### Information shown
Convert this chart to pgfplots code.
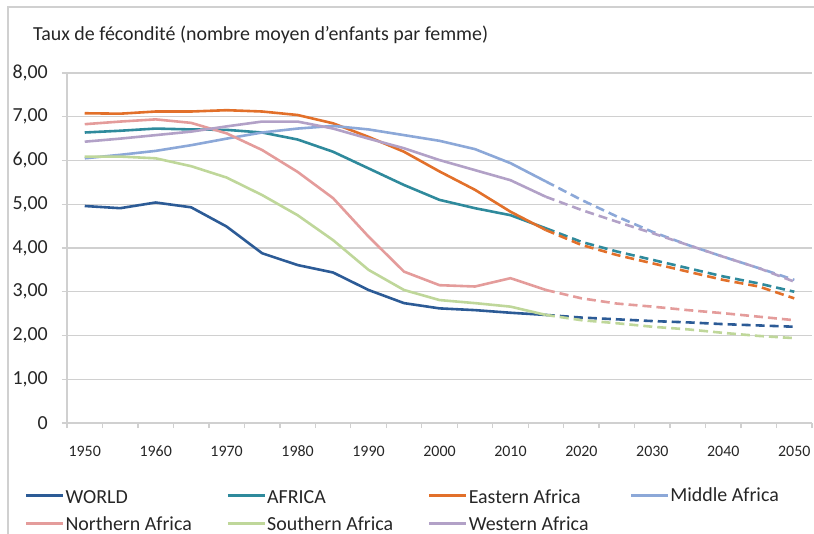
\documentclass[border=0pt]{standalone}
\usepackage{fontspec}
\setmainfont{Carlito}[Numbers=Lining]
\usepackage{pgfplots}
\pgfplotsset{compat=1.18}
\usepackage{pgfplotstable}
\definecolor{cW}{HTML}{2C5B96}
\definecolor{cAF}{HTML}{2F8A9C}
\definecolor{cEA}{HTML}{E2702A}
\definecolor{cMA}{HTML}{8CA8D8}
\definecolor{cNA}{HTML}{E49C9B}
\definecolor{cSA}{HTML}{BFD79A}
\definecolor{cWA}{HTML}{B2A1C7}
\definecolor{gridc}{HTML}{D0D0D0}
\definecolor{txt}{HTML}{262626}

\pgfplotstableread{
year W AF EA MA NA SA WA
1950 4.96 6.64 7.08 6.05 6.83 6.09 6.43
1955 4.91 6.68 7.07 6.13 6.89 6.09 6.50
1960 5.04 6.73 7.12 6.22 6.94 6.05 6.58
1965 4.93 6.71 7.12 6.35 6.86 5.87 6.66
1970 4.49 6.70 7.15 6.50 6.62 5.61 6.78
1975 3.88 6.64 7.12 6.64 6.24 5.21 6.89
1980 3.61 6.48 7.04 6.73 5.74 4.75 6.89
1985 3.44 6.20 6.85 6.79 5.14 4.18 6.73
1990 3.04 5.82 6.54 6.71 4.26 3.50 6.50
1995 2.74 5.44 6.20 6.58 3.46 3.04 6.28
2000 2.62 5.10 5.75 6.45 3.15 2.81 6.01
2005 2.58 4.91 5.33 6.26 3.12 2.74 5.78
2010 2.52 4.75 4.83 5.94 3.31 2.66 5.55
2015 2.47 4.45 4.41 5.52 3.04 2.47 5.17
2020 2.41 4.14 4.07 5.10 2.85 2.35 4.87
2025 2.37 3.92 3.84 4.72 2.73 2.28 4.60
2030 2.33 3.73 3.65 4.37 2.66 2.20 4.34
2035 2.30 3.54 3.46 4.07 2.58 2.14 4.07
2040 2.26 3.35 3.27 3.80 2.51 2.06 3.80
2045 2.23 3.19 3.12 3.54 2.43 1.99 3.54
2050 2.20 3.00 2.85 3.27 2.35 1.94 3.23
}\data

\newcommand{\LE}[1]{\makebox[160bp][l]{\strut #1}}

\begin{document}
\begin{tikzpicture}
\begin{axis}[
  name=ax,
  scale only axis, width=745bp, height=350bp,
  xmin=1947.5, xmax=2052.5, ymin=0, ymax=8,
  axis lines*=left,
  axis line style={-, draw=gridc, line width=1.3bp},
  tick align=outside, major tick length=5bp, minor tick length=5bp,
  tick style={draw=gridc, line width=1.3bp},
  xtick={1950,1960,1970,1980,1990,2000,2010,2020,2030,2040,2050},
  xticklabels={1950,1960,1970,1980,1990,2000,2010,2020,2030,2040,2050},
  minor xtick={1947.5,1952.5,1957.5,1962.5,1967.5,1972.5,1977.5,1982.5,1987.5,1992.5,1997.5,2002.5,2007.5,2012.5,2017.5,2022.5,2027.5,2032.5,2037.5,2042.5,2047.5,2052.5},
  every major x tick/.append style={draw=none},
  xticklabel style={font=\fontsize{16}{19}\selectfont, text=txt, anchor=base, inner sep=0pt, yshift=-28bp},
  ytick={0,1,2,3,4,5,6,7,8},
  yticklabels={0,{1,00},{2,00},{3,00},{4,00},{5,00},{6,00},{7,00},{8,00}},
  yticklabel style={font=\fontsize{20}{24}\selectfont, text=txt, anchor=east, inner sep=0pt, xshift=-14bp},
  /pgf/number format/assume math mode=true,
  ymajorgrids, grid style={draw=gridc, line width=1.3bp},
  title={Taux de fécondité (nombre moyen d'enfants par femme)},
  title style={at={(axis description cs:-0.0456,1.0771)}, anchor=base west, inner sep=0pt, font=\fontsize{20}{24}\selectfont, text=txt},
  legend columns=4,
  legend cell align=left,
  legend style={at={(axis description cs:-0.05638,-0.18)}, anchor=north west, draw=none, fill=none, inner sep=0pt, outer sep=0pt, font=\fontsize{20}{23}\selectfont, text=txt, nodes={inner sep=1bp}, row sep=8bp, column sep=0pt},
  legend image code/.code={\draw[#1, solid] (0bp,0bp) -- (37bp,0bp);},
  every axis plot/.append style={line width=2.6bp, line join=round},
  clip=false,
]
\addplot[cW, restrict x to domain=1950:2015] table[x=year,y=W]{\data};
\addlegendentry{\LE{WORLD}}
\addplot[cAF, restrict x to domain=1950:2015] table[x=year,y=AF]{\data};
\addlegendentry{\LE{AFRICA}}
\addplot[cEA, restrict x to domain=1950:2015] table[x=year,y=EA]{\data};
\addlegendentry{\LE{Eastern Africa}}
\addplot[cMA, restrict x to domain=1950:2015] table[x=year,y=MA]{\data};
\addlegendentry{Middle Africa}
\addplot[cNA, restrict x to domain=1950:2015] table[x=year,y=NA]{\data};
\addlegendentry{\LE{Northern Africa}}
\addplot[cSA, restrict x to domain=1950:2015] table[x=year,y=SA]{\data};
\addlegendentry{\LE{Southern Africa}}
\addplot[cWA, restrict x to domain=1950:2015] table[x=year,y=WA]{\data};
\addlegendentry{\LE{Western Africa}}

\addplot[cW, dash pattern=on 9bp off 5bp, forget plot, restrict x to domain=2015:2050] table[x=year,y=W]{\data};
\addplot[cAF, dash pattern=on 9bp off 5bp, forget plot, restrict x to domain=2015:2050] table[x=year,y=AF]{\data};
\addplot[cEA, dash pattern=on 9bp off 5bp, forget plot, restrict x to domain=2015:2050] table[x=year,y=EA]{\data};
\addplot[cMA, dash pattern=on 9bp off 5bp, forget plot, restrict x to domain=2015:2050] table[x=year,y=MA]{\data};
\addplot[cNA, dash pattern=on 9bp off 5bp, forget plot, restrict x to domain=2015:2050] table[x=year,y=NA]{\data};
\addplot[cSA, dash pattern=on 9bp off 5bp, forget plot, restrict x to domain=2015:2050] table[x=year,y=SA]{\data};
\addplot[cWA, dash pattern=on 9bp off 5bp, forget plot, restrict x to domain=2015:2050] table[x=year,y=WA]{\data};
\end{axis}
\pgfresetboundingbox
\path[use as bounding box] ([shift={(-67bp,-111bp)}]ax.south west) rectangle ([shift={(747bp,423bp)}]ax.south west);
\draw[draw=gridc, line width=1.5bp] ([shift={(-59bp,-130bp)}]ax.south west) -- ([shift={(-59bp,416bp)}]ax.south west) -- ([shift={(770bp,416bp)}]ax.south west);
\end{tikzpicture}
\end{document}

### Problem statement
Leaving out the pictures, repeat the data above exactly.

### Written reply
Convert this chart to pgfplots code.
\documentclass[border=0pt]{standalone}
\usepackage{fontspec}
\setmainfont{Carlito}[Numbers=Lining]
\usepackage{pgfplots}
\pgfplotsset{compat=1.18}
\usepackage{pgfplotstable}
\definecolor{cW}{HTML}{2C5B96}
\definecolor{cAF}{HTML}{2F8A9C}
\definecolor{cEA}{HTML}{E2702A}
\definecolor{cMA}{HTML}{8CA8D8}
\definecolor{cNA}{HTML}{E49C9B}
\definecolor{cSA}{HTML}{BFD79A}
\definecolor{cWA}{HTML}{B2A1C7}
\definecolor{gridc}{HTML}{D0D0D0}
\definecolor{txt}{HTML}{262626}

\pgfplotstableread{
year W AF EA MA NA SA WA
1950 4.96 6.64 7.08 6.05 6.83 6.09 6.43
1955 4.91 6.68 7.07 6.13 6.89 6.09 6.50
1960 5.04 6.73 7.12 6.22 6.94 6.05 6.58
1965 4.93 6.71 7.12 6.35 6.86 5.87 6.66
1970 4.49 6.70 7.15 6.50 6.62 5.61 6.78
1975 3.88 6.64 7.12 6.64 6.24 5.21 6.89
1980 3.61 6.48 7.04 6.73 5.74 4.75 6.89
1985 3.44 6.20 6.85 6.79 5.14 4.18 6.73
1990 3.04 5.82 6.54 6.71 4.26 3.50 6.50
1995 2.74 5.44 6.20 6.58 3.46 3.04 6.28
2000 2.62 5.10 5.75 6.45 3.15 2.81 6.01
2005 2.58 4.91 5.33 6.26 3.12 2.74 5.78
2010 2.52 4.75 4.83 5.94 3.31 2.66 5.55
2015 2.47 4.45 4.41 5.52 3.04 2.47 5.17
2020 2.41 4.14 4.07 5.10 2.85 2.35 4.87
2025 2.37 3.92 3.84 4.72 2.73 2.28 4.60
2030 2.33 3.73 3.65 4.37 2.66 2.20 4.34
2035 2.30 3.54 3.46 4.07 2.58 2.14 4.07
2040 2.26 3.35 3.27 3.80 2.51 2.06 3.80
2045 2.23 3.19 3.12 3.54 2.43 1.99 3.54
2050 2.20 3.00 2.85 3.27 2.35 1.94 3.23
}\data

\newcommand{\LE}[1]{\makebox[160bp][l]{\strut #1}}

\begin{document}
\begin{tikzpicture}
\begin{axis}[
  name=ax,
  scale only axis, width=745bp, height=350bp,
  xmin=1947.5, xmax=2052.5, ymin=0, ymax=8,
  axis lines*=left,
  axis line style={-, draw=gridc, line width=1.3bp},
  tick align=outside, major tick length=5bp, minor tick length=5bp,
  tick style={draw=gridc, line width=1.3bp},
  xtick={1950,1960,1970,1980,1990,2000,2010,2020,2030,2040,2050},
  xticklabels={1950,1960,1970,1980,1990,2000,2010,2020,2030,2040,2050},
  minor xtick={1947.5,1952.5,1957.5,1962.5,1967.5,1972.5,1977.5,1982.5,1987.5,1992.5,1997.5,2002.5,2007.5,2012.5,2017.5,2022.5,2027.5,2032.5,2037.5,2042.5,2047.5,2052.5},
  every major x tick/.append style={draw=none},
  xticklabel style={font=\fontsize{16}{19}\selectfont, text=txt, anchor=base, inner sep=0pt, yshift=-28bp},
  ytick={0,1,2,3,4,5,6,7,8},
  yticklabels={0,{1,00},{2,00},{3,00},{4,00},{5,00},{6,00},{7,00},{8,00}},
  yticklabel style={font=\fontsize{20}{24}\selectfont, text=txt, anchor=east, inner sep=0pt, xshift=-14bp},
  /pgf/number format/assume math mode=true,
  ymajorgrids, grid style={draw=gridc, line width=1.3bp},
  title={Taux de fécondité (nombre moyen d'enfants par femme)},
  title style={at={(axis description cs:-0.0456,1.0771)}, anchor=base west, inner sep=0pt, font=\fontsize{20}{24}\selectfont, text=txt},
  legend columns=4,
  legend cell align=left,
  legend style={at={(axis description cs:-0.05638,-0.18)}, anchor=north west, draw=none, fill=none, inner sep=0pt, outer sep=0pt, font=\fontsize{20}{23}\selectfont, text=txt, nodes={inner sep=1bp}, row sep=8bp, column sep=0pt},
  legend image code/.code={\draw[#1, solid] (0bp,0bp) -- (37bp,0bp);},
  every axis plot/.append style={line width=2.6bp, line join=round},
  clip=false,
]
\addplot[cW, restrict x to domain=1950:2015] table[x=year,y=W]{\data};
\addlegendentry{\LE{WORLD}}
\addplot[cAF, restrict x to domain=1950:2015] table[x=year,y=AF]{\data};
\addlegendentry{\LE{AFRICA}}
\addplot[cEA, restrict x to domain=1950:2015] table[x=year,y=EA]{\data};
\addlegendentry{\LE{Eastern Africa}}
\addplot[cMA, restrict x to domain=1950:2015] table[x=year,y=MA]{\data};
\addlegendentry{Middle Africa}
\addplot[cNA, restrict x to domain=1950:2015] table[x=year,y=NA]{\data};
\addlegendentry{\LE{Northern Africa}}
\addplot[cSA, restrict x to domain=1950:2015] table[x=year,y=SA]{\data};
\addlegendentry{\LE{Southern Africa}}
\addplot[cWA, restrict x to domain=1950:2015] table[x=year,y=WA]{\data};
\addlegendentry{\LE{Western Africa}}

\addplot[cW, dash pattern=on 9bp off 5bp, forget plot, restrict x to domain=2015:2050] table[x=year,y=W]{\data};
\addplot[cAF, dash pattern=on 9bp off 5bp, forget plot, restrict x to domain=2015:2050] table[x=year,y=AF]{\data};
\addplot[cEA, dash pattern=on 9bp off 5bp, forget plot, restrict x to domain=2015:2050] table[x=year,y=EA]{\data};
\addplot[cMA, dash pattern=on 9bp off 5bp, forget plot, restrict x to domain=2015:2050] table[x=year,y=MA]{\data};
\addplot[cNA, dash pattern=on 9bp off 5bp, forget plot, restrict x to domain=2015:2050] table[x=year,y=NA]{\data};
\addplot[cSA, dash pattern=on 9bp off 5bp, forget plot, restrict x to domain=2015:2050] table[x=year,y=SA]{\data};
\addplot[cWA, dash pattern=on 9bp off 5bp, forget plot, restrict x to domain=2015:2050] table[x=year,y=WA]{\data};
\end{axis}
\pgfresetboundingbox
\path[use as bounding box] ([shift={(-67bp,-111bp)}]ax.south west) rectangle ([shift={(747bp,423bp)}]ax.south west);
\draw[draw=gridc, line width=1.5bp] ([shift={(-59bp,-130bp)}]ax.south west) -- ([shift={(-59bp,416bp)}]ax.south west) -- ([shift={(770bp,416bp)}]ax.south west);
\end{tikzpicture}
\end{document}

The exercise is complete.